(WORK REQUIRED) Check each line of the listing for the word "matplotlib" and give only the number of lines that have it.
— start of SOURCE MATERIAL —
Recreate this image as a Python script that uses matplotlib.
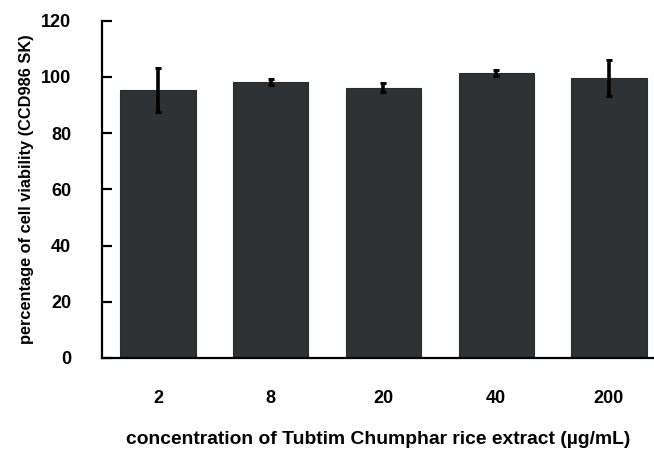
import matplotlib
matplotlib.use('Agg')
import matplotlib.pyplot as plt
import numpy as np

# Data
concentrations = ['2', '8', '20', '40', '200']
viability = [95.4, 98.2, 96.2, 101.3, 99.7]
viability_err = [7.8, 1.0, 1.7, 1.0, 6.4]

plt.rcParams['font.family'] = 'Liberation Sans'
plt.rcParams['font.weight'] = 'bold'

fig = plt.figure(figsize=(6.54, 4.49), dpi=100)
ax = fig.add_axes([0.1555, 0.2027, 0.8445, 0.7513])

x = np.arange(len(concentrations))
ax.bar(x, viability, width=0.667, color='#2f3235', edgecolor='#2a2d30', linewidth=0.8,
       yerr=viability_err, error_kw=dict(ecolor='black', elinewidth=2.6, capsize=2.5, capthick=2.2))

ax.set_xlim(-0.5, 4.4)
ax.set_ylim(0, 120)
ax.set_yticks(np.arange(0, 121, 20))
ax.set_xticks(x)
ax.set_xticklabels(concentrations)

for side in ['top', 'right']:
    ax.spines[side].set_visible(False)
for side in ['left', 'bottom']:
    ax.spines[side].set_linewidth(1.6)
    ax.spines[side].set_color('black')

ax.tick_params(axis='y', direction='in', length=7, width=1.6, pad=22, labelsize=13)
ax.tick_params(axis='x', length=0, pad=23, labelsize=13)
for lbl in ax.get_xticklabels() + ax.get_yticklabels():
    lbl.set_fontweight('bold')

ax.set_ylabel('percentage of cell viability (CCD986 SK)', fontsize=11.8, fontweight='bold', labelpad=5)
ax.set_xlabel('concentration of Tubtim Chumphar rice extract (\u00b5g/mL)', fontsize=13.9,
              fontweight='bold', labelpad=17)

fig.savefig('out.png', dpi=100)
— end of SOURCE MATERIAL —
(ANSWER TO THIS EXERCISE) 4